Воевать с Францией — было очень важное, но и крайне опасное решение, ибо тому препятствовали две причины: ни король Неаполя, ни его народ не были воинами.

Ведь воинственные наклонности короля ограничивалась его чрезмерным пристрастием к охоте; если когда-то ему и случалось переменить цель, против обыкновения направив свое ружье не на оленя, лань или кабана, а на человека, дичь более опасную, он старался выбрать в качестве мишени какого-нибудь беднягу из крестьян, кому он забавы ради сбивал пулей шляпу с головы, доказывая свою меткость.
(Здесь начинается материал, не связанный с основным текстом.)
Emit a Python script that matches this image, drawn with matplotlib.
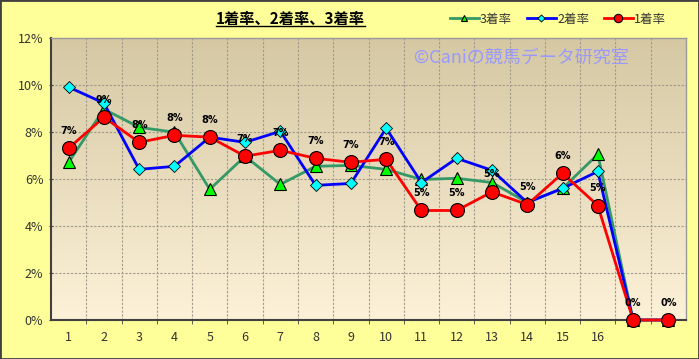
import numpy as np
import matplotlib.pyplot as plt
from matplotlib.lines import Line2D

plt.rcParams['font.family'] = ['Noto Sans CJK JP', 'DejaVu Sans']

# categories (17 and 18 have no label)
labels = ["1", "2", "3", "4", "5", "6", "7", "8", "9", "10",
          "11", "12", "13", "14", "15", "16", "", ""]

# rates in %
rate1 = [7.31, 8.63, 7.56, 7.86, 7.78, 6.97, 7.22, 6.88, 6.71, 6.84,
         4.66, 4.66, 5.45, 4.91, 6.24, 4.87, 0.0, 0.0]
rate2 = [9.91, 9.23, 6.41, 6.54, 7.78, 7.56, 8.03, 5.73, 5.81, 8.16,
         5.85, 6.88, 6.37, 5.00, 5.60, 6.32, 0.0, 0.0]
rate3 = [6.71, 8.97, 8.20, 7.99, 5.56, 6.97, 5.77, 6.54, 6.58, 6.41,
         5.98, 6.03, 5.85, 5.00, 5.60, 7.05, 0.0, 0.0]

fig = plt.figure(figsize=(6.99, 3.59), dpi=100, facecolor="#FFFF99")
ax = fig.add_axes([51/699, 1-320/359, 635/699, 282/359])

x = np.arange(len(labels))

# gradient background of plot area (tan at top, cream at bottom)
grad = np.linspace(0, 1, 256).reshape(-1, 1)
top = np.array([0.835, 0.784, 0.639])
bot = np.array([0.992, 0.945, 0.847])
img = top + (bot - top) * grad[:, :, None]
ax.imshow(img, extent=[-0.5, 17.5, 0, 12], origin="upper", aspect="auto", zorder=0)

ax.set_xlim(-0.5, 17.5)
ax.set_ylim(0, 12)

# grid
for b in np.arange(0.5, 17.5, 1):
    ax.axvline(b, color="#a09a8a", lw=0.8, ls=(0, (2, 1.5)), zorder=1)
for yv in range(2, 12, 2):
    ax.axhline(yv, color="#a09a8a", lw=0.8, ls=(0, (2, 1.5)), zorder=1)

ax.plot(x, rate3, color="#339966", lw=2, marker="^", ms=8, clip_on=False,
        mfc="#00FF00", mec="black", mew=0.8, zorder=3, label="3着率")
ax.plot(x, rate2, color="#0000FF", lw=2, marker="D", ms=6, clip_on=False,
        mfc="#00FFFF", mec="black", mew=0.6, zorder=4, label="2着率")
ax.plot(x, rate1, color="#FF0000", lw=2, marker="o", ms=10, clip_on=False,
        mfc="#FF0000", mec="black", mew=0.8, zorder=5, label="1着率")

for xi, v in zip(x, rate1):
    ax.annotate("%d%%" % round(v), (xi, v), xytext=(0, 9), textcoords="offset points",
                ha="center", va="bottom", fontsize=7, fontweight="bold",
                family="DejaVu Sans", color="black", zorder=6)

ax.set_xticks(x)
ax.set_xticklabels(labels)
ax.set_xticks(np.arange(0.5, 17.5, 1), minor=True)
ax.set_yticks(range(0, 13, 2))
ax.set_yticklabels(["%d%%" % v for v in range(0, 13, 2)])
ax.tick_params(axis="x", which="major", length=0, pad=8, labelsize=9, colors="#333333")
ax.tick_params(axis="x", which="minor", length=3, direction="out", color="#444444")
ax.tick_params(axis="y", length=3, direction="inout", pad=4, labelsize=9, labelcolor="#333333", color="#444444")

for s in ["left", "bottom"]:
    ax.spines[s].set_color("#404040")
    ax.spines[s].set_linewidth(1.5)
for s in ["top", "right"]:
    ax.spines[s].set_color("#999999")
    ax.spines[s].set_linewidth(1)

# watermark
ax.text(0.74, 0.93, "©Caniの競馬データ研究室", transform=ax.transAxes,
        ha="center", va="center", fontsize=13, color="#9999FF", zorder=2)

# title with underline
t = fig.text(290/699, 1-19/359, "1着率、2着率、3着率", ha="center", va="center",
             fontsize=11, fontweight="bold", color="black")
fig.canvas.draw()
bb = t.get_window_extent().transformed(fig.transFigure.inverted())
fig.add_artist(Line2D([bb.x0, bb.x1], [bb.y0 + 0.002, bb.y0 + 0.002],
                      transform=fig.transFigure, color="black", lw=1))

leg = fig.legend(loc="center", bbox_to_anchor=(558/699, 1-19/359), ncol=3,
                 frameon=False, fontsize=9, handlelength=2.3, handletextpad=0.1,
                 columnspacing=1.2, markerscale=0.6)
for txt in leg.get_texts():
    txt.set_color("#333333")

# figure border
fig.add_artist(plt.Rectangle((0, 0), 1, 1, transform=fig.transFigure, fill=False,
                             ec="#404040", lw=2))

fig.savefig("out.png", dpi=100, facecolor=fig.get_facecolor())
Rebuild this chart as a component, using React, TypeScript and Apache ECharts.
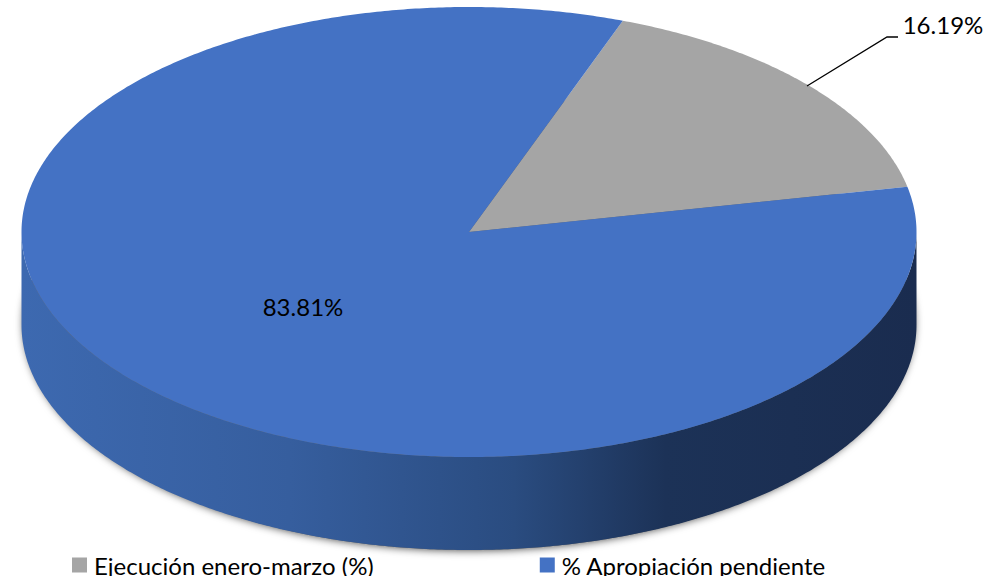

Да и то, с тех пор как при одном из подобных опытов он, вместо того чтобы прострелить всего лишь шляпу, задел череп и уложил наповал беднягу, имевшего одновременно честь и несчастье послужить ему мишенью, король отказался от развлечений такого рода.
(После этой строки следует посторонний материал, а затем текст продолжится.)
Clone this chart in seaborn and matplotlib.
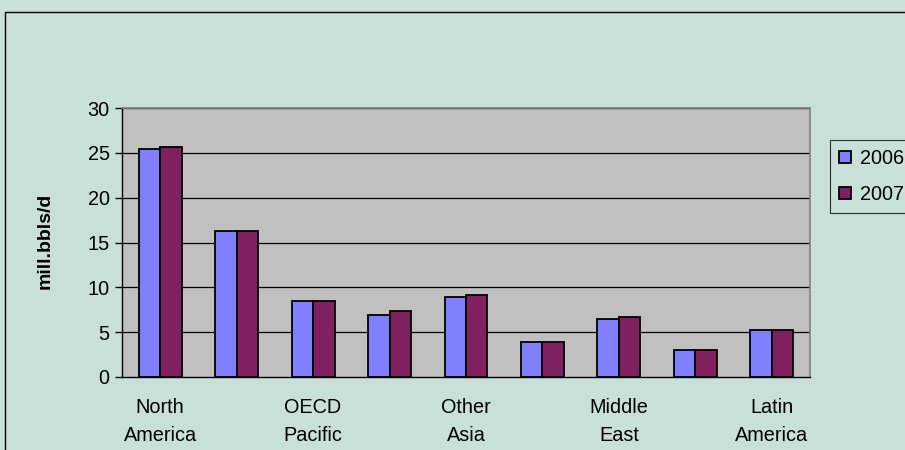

Ну а неаполитанцы, если не считать нескольких бунтов, из которых самый длительный — мятеж Мазаньелло — продолжался две недели, да кое-каких примеров выдающейся личной храбрости, надо признать, что в целом неаполитанцы не питали заметной склонности к военным баталиям. Эти семь миллионов человек — таково было тогда население королевства — не имели никаких навыков обращения с оружием. Со времени битв при Битонто и Веллетри, в которых неаполитанцы не принимали никакого участия, поскольку то были сражения между испанцами и австрийцами, Неаполь не слышал пушечной пальбы. А ведь последняя из этих битв — битва при Веллетри — произошла лет сорок семь-сорок восемь назад, так что даже отдаленное эхо выстрелов давно угасло в памяти жителей, ибо современное поколение состояло из внуков тех, которые если и не воевали, то хотя бы видели войну.
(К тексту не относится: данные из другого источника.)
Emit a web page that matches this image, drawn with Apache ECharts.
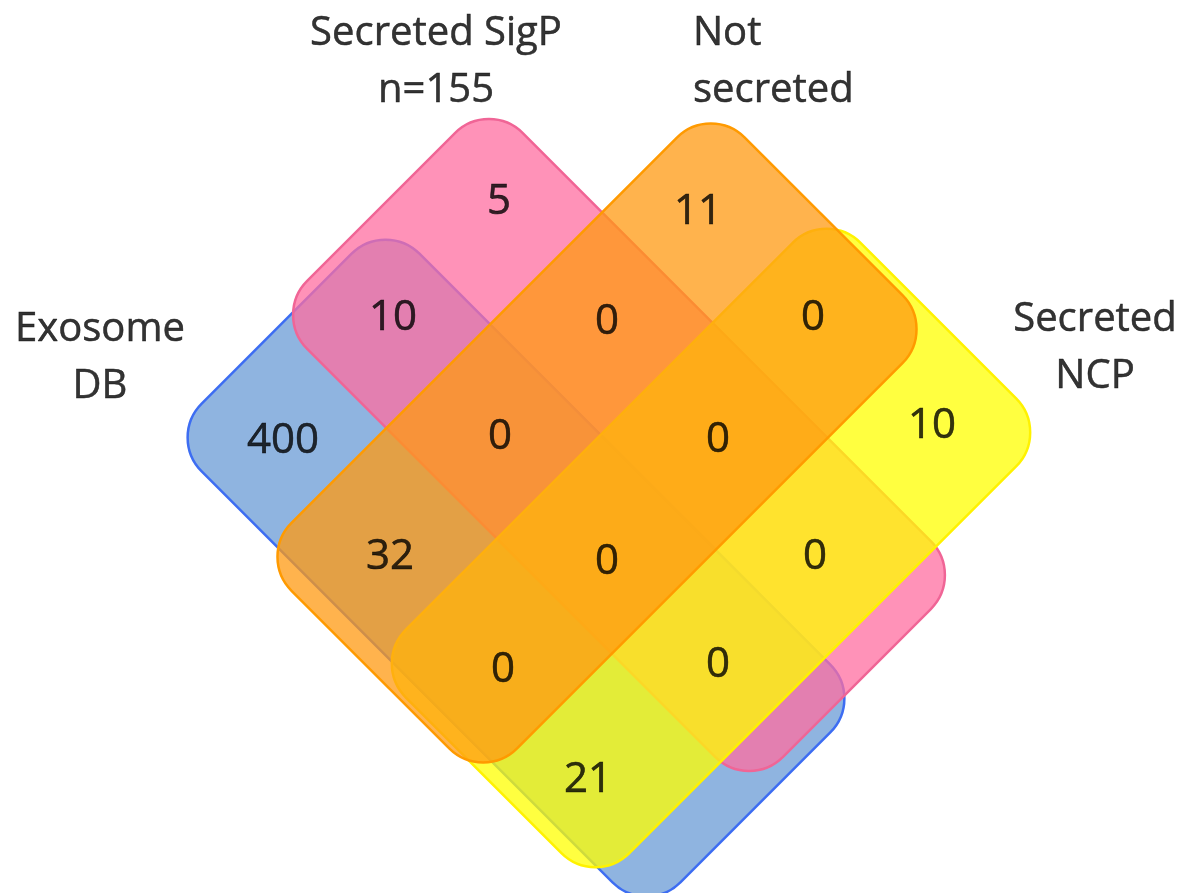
<!DOCTYPE html>
<html>
<head>
<meta charset="utf-8">
<script src="https://cdn.jsdelivr.net/npm/echarts@6/dist/echarts.min.js"></script>
<style>
  html, body { margin: 0; padding: 0; background: #ffffff; }
  #chart { width: 1191px; height: 893px; }
</style>
</head>
<body>
<div id="chart"></div>
<script>
// set names (blue, pink, orange, yellow)
const setNames = ['Exosome\nDB', 'Secreted SigP\nn=155', 'Not\nsecreted', 'Secreted\nNCP'];
// regions: A=Exosome DB, B=Secreted SigP, C=Not secreted, D=Secreted NCP
const regionNames = ['A', 'B', 'C', 'D', 'AB', 'BC', 'CD', 'ABC', 'BCD', 'AC', 'ABCD', 'BD', 'ACD', 'ABD', 'AD'];
const regionCounts = [400, 5, 11, 10, 10, 0, 0, 0, 0, 32, 0, 0, 0, 0, 21];

// layout only (pixel-like units of the hidden axes), drawn in this order
const setLayout = [
  { cx: 516, cy: 568, w: 308, h: 677, fill: 'rgba(106,155,214,0.75)', line: '#3d6df2' },
  { cx: 619, cy: 445, w: 305, h: 673, fill: 'rgba(255,110,160,0.75)', line: '#f06596' },
  { cx: 711, cy: 548, w: 643, h: 316, fill: 'rgba(255,255,0,0.75)', line: '#fff200' },
  { cx: 597, cy: 443, w: 641, h: 319, fill: 'rgba(255,154,18,0.75)', line: '#ff9a00' }
];
const titleLayout = [
  { x: 100, y: 358, align: 'center' },
  { x: 436, y: 62, align: 'center' },
  { x: 693, y: 62, align: 'left' },
  { x: 1095, y: 348, align: 'center' }
];
const regionLayout = [
  [283, 441], [499, 202], [698, 212], [932, 426], [393, 318], [607, 322], [813, 318],
  [500, 437], [718, 440], [390, 557], [607, 562], [815, 557], [503, 670], [718, 665], [588, 780]
];

const chart = echarts.init(document.getElementById('chart'));

const option = {
  animation: false,
  grid: { left: 0, right: 0, top: 0, bottom: 0 },
  xAxis: { type: 'value', min: 0, max: 1191, show: false },
  yAxis: { type: 'value', min: 0, max: 893, inverse: true, show: false },
  series: [
    {
      type: 'custom',
      silent: true,
      data: setLayout.map((s, i) => [i]),
      renderItem: function (params, api) {
        const s = setLayout[api.value(0)];
        const c = api.coord([s.cx, s.cy]);
        const sz = api.size([s.w, s.h]);
        return {
          type: 'rect',
          x: c[0],
          y: c[1],
          rotation: Math.PI / 4,
          shape: { x: -sz[0] / 2, y: -sz[1] / 2, width: sz[0], height: sz[1], r: 48 },
          style: { fill: s.fill, stroke: s.line, lineWidth: 2.5 }
        };
      }
    },
    {
      type: 'scatter',
      silent: true,
      symbolSize: 0,
      data: regionCounts.map((v, i) => ({ name: regionNames[i], value: [regionLayout[i][0], regionLayout[i][1], v] })),
      label: {
        show: true,
        position: 'inside',
        formatter: p => String(p.value[2]),
        color: '#000',
        textBorderColor: '#000',
        textBorderWidth: 0.6,
        fontFamily: 'Open Sans',
        fontSize: 42
      }
    },
    {
      type: 'scatter',
      silent: true,
      symbolSize: 0,
      data: setNames.map((n, i) => ({
        name: n,
        value: [titleLayout[i].x, titleLayout[i].y],
        label: { align: titleLayout[i].align }
      })),
      label: {
        show: true,
        position: 'inside',
        formatter: '{b}',
        color: '#000',
        textBorderColor: '#000',
        textBorderWidth: 0.5,
        fontFamily: 'Open Sans',
        fontSize: 40,
        lineHeight: 57
      }
    }
  ]
};
chart.setOption(option);
</script>
</body>
</html>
В то же время королева имела основания подозревать, что отзвуки новых идей, провозглашаемых во Франции, достигли Неаполя. Все mezzo ceto [32] , своеобразное сословие адвокатов, врачей, артистов, законников, было пропитано этими веяниями. Прежде всего молодежь, с жадностью глотавшая книги Вольтера и Руссо, сочинения философов и энциклопедистов, однажды разрешенные, а теперь запретные и яростно преследуемые, — эта молодежь спрашивала себя, по какому праву, когда соседний народ идет к свету, ее хотят силой удержать во тьме.

Конечно, мечтавшему о прогрессе либеральному и просвещенному меньшинству противостояла знать, поддерживающая королевскую власть, не имеющая иных представлений о славе, иных надежд, кроме тех, что связаны с придворными должностями и монаршей милостью, а также духовенство, испорченное и невежественное, видевшее в торжестве французских идей крах своего могущества и потерю богатства; наконец, и народ был искренне, фанатически предан Фердинанду, не только потому, что тот был его королем по праву престолонаследия, но еще и потому, что этот монарх, доступный и фамильярный по отношению к простолюдинам, со своей вульгарной речью, пошлыми занятиями и низменными инстинктами был похож на них, и это сходство делало из сына Карла III не то, чем он должен был быть, не первого дворянина королевства, а вожака лаццарони с Мола.

Надо отдать справедливость королю Фердинанду: он предпринимал все меры подготовки к войне, каких желали от него королева, Актон и сэр Уильям, хотя не питал особых иллюзий относительно побед, уготованных его армии. Но отступать ему было некуда: неаполитанского монарха втянули в готовящуюся большую драку, и ему не оставалось ничего иного, как сыграть в ней свою роль. Впрочем, он был полон решимости не подвергать свою жизнь слишком большому риску.